Open the settings from the gear button in the sidebar header (visible once an element is selected).
What you can control
Each part of an element can be enabled or disabled as a selector anchor:
| Setting | What it does |
|---|---|
| Enable ID | Allow the element's id in the selector. |
| Enable Class | Allow the element's class names. |
| Enable Attribute | Allow attributes (test hooks, name, aria-label, etc.). |
Each has its own filter box:
- Ignore id pattern — a regular expression of id names to skip. Example:
^ember|^radix-to ignore auto-generated framework ids. - Ignore class pattern — a regex of class names to skip. Example:
css-|sc-|jsx-to ignore hashed CSS-in-JS / CSS-module classes. - Attributes to use — a list of attribute names to use. Example:
data-testid, name. Leave it empty for the automatic default set (see below).
Attribute defaults
When the attribute allow-list is empty, openpicker uses a sensible default: common test hooks (data-testid, data-cy, …) plus a curated set of stable attributes (name, aria-label, role, rel, href, and word-like data-*) — and only when their values look stable (not random).

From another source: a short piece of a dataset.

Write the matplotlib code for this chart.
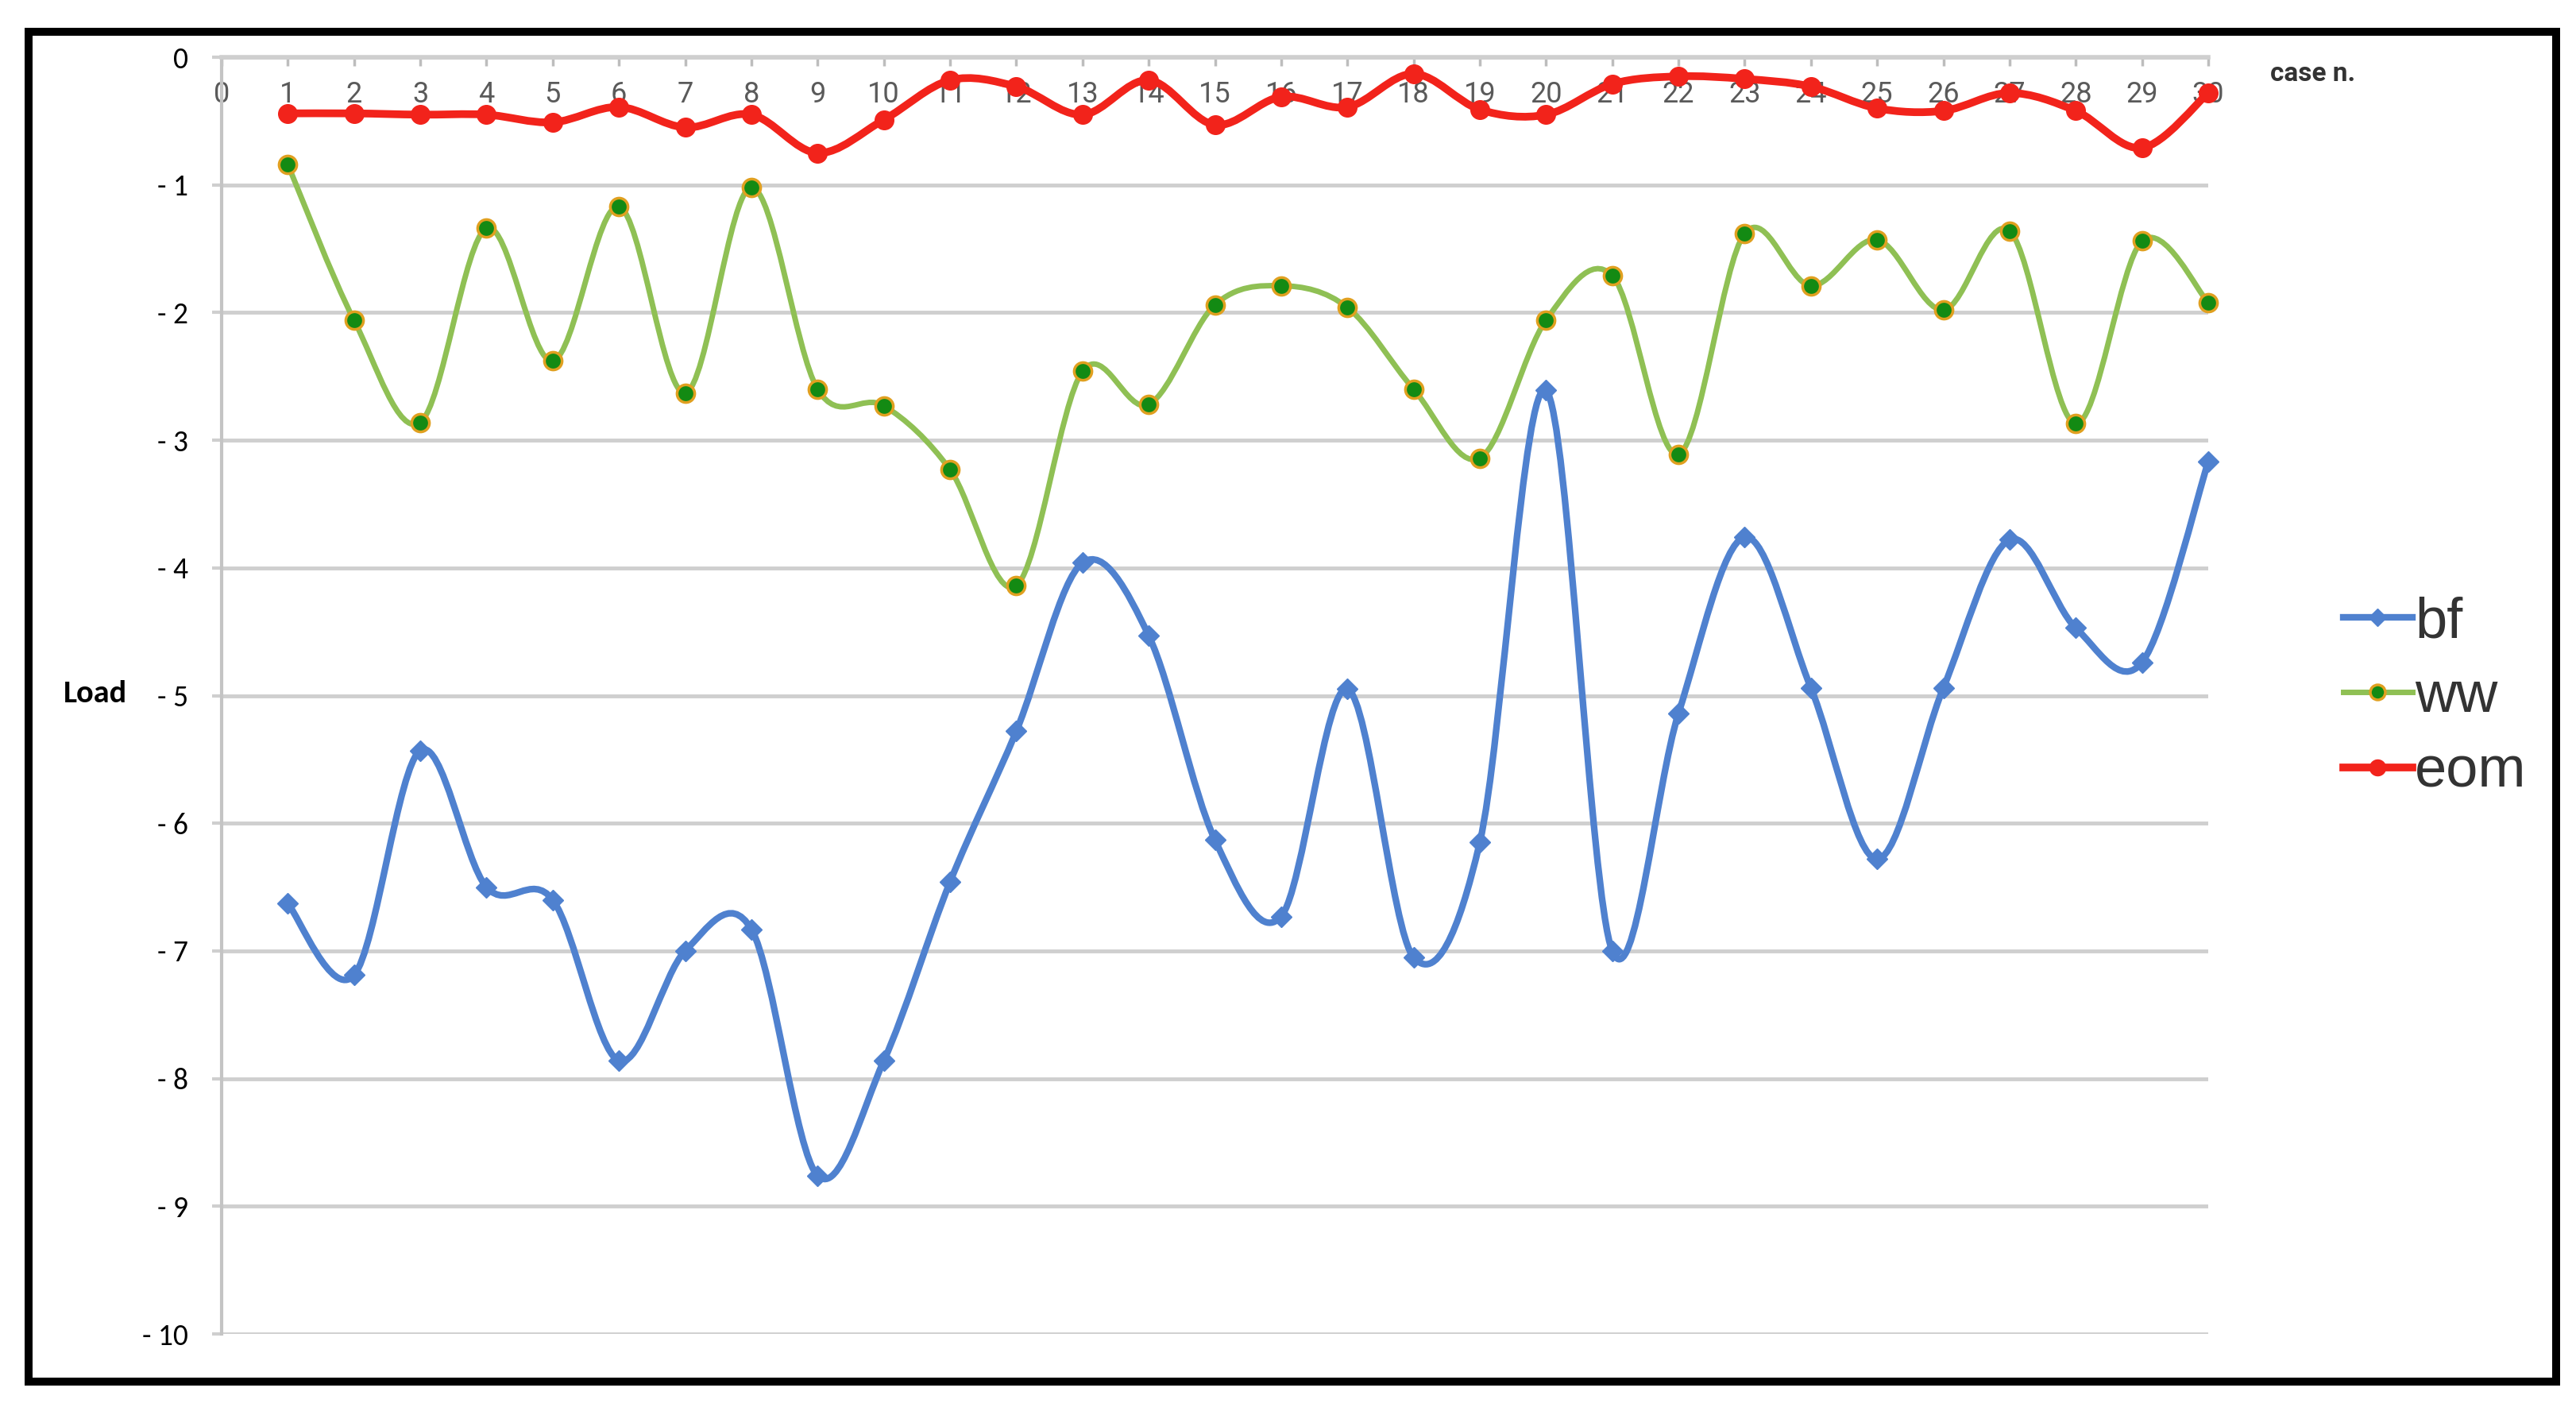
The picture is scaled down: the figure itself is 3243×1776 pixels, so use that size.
"""Load per case: bf / ww / eom, Excel-style smoothed line chart."""

import matplotlib
matplotlib.use("Agg")
import matplotlib.pyplot as plt
from matplotlib import font_manager
from matplotlib.lines import Line2D
from matplotlib.patches import PathPatch, Rectangle
from matplotlib.path import Path

cases = list(range(1, 31))
xtick_labels = [str(i) for i in range(0, 31)]
ytick_values = [0, -1, -2, -3, -4, -5, -6, -7, -8, -9, -10]
ytick_labels = ["0", "- 1", "- 2", "- 3", "- 4", "- 5", "- 6", "- 7", "- 8", "- 9", "- 10"]

bf = [-6.63, -7.19, -5.43, -6.50, -6.60, -7.86, -7.00, -6.83, -8.76, -7.86,
      -6.46, -5.28, -3.96, -4.53, -6.13, -6.73, -4.95, -7.05, -6.15, -2.61,
      -7.00, -5.14, -3.76, -4.94, -6.28, -4.94, -3.78, -4.47, -4.74, -3.17]
ww = [-0.84, -2.06, -2.86, -1.34, -2.38, -1.17, -2.63, -1.02, -2.60, -2.73,
      -3.23, -4.14, -2.46, -2.72, -1.94, -1.79, -1.96, -2.60, -3.14, -2.06,
      -1.71, -3.11, -1.38, -1.79, -1.43, -1.98, -1.36, -2.87, -1.44, -1.92]
eom = [-0.44, -0.44, -0.45, -0.45, -0.51, -0.39, -0.55, -0.45, -0.75, -0.49,
       -0.18, -0.23, -0.45, -0.18, -0.53, -0.31, -0.39, -0.13, -0.41, -0.45,
       -0.21, -0.15, -0.17, -0.23, -0.40, -0.42, -0.28, -0.42, -0.71, -0.28]

W, H = 3243, 1776


def pick_font(candidates):
    names = {f.name for f in font_manager.fontManager.ttflist}
    for c in candidates:
        if c in names:
            return c
    return "DejaVu Sans"


NARROW = pick_font(["Liberation Sans Narrow", "DejaVu Sans Condensed", "Roboto", "DejaVu Sans"])
CALIBRI = pick_font(["Carlito", "Lato", "Open Sans", "DejaVu Sans"])
ARIAL = pick_font(["Liberation Sans", "Arial", "DejaVu Sans"])


def smooth_path(xs, ys, t=1.0 / 6):
    # cubic bezier through the points, like Excel's "smoothed line"
    n = len(xs)
    verts = [(xs[0], ys[0])]
    codes = [Path.MOVETO]
    for i in range(n - 1):
        a = max(i - 1, 0)
        d = min(i + 2, n - 1)
        c1 = (xs[i] + (xs[i + 1] - xs[a]) * t, ys[i] + (ys[i + 1] - ys[a]) * t)
        c2 = (xs[i + 1] - (xs[d] - xs[i]) * t, ys[i + 1] - (ys[d] - ys[i]) * t)
        verts += [c1, c2, (xs[i + 1], ys[i + 1])]
        codes += [Path.CURVE4] * 3
    return Path(verts, codes)


series = [
    ("bf", bf, dict(color="#4f81cf", lw=6.0, marker="D", ms=13,
                    mfc="#4f81cf", mec="#4f81cf", mew=1)),
    ("ww", ww, dict(color="#8fc054", lw=5.0, marker="o", ms=16,
                    mfc="#138a13", mec="#e0a020", mew=2.5)),
    ("eom", eom, dict(color="#f2231b", lw=7.0, marker="o", ms=17,
                      mfc="#f2231b", mec="#f2231b", mew=1)),
]

fig = plt.figure(figsize=(W / 100, H / 100), dpi=100)
left, right, top, bottom = 279, 2780, 72, 1679
ax = fig.add_axes([left / W, 1 - bottom / H, (right - left) / W, (bottom - top) / H])
ax.set_xlim(0, 30)
ax.set_ylim(-10, 0)
ax.set_axisbelow(True)

grid_c = "#cfcfcf"
ax.yaxis.grid(True, color=grid_c, lw=3.5)
for s in ["right", "bottom"]:
    ax.spines[s].set_visible(False)
ax.spines["top"].set_color(grid_c)
ax.spines["top"].set_linewidth(4)
ax.spines["left"].set_color("#c4c4c4")
ax.spines["left"].set_linewidth(3)

ax.xaxis.tick_top()
ax.set_xticks(range(0, 31))
ax.set_xticklabels(xtick_labels, fontsize=26, color="#5a5a5a", family=NARROW)
ax.tick_params(axis="x", direction="in", length=8, width=2.5, color="#bdbdbd", pad=-47)

ax.set_yticks(ytick_values)
ax.set_yticklabels(ytick_labels, fontsize=27, family=CALIBRI)
ax.tick_params(axis="y", direction="out", length=9, width=3, color=grid_c, pad=21)

handles = []
for i, (name, vals, st) in enumerate(series):
    z = 3 + i
    ax.add_patch(PathPatch(smooth_path(cases, vals), fill=False, edgecolor=st["color"],
                           lw=st["lw"], capstyle="round", joinstyle="round", zorder=z))
    ax.plot(cases, vals, linestyle="none", marker=st["marker"], ms=st["ms"],
            mfc=st["mfc"], mec=st["mec"], mew=st["mew"], zorder=z + 0.5, clip_on=False)
    handles.append(Line2D([], [], color=st["color"], lw=st["lw"], marker=st["marker"],
                          ms=st["ms"] * 0.85, mfc=st["mfc"], mec=st["mec"], mew=st["mew"],
                          label=name))

leg = fig.legend(handles=handles, loc="upper left",
                 bbox_to_anchor=(2950 / W, 1 - 750 / H), bbox_transform=fig.transFigure,
                 frameon=False, borderpad=0, borderaxespad=0, handlelength=1.2,
                 handletextpad=0.05, labelspacing=0.38,
                 prop={"family": ARIAL, "size": 52})
for t in leg.get_texts():
    t.set_color("#333333")

fig.text(80 / W, 1 - 873 / H, "Load", fontsize=29, fontweight="bold",
         family=CALIBRI, va="center", ha="left")
fig.text(2858 / W, 1 - 93 / H, "case n.", fontsize=24, fontweight="bold",
         family=NARROW, color="#333333", va="center", ha="left")

# black frame around the whole picture
fig.add_artist(Rectangle((36 / W, 1 - 1739 / H), (3218 - 36) / W, (1739 - 40) / H,
                         transform=fig.transFigure, fill=False, edgecolor="black",
                         lw=7.2))

fig.savefig("out.png", dpi=100)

Type names into the box to restrict it to exactly those attributes (any value).
Built-in stability filters
Even with everything enabled, openpicker automatically avoids anchors that won't survive a redeploy: auto-generated ids (Ember, Radix, React useId, long hex hashes) and hashed class names (Emotion, styled-components, CSS modules). Your ignore patterns are layered on top of these.
Remembered per site
Your settings are saved per origin (e.g. https://app.example.com) in the browser, so each site keeps its own conventions. Nothing is sent anywhere.
SDK override
When a pick is started via the SDK with an exclude regex, that pattern takes priority over the saved ignore patterns for that pick.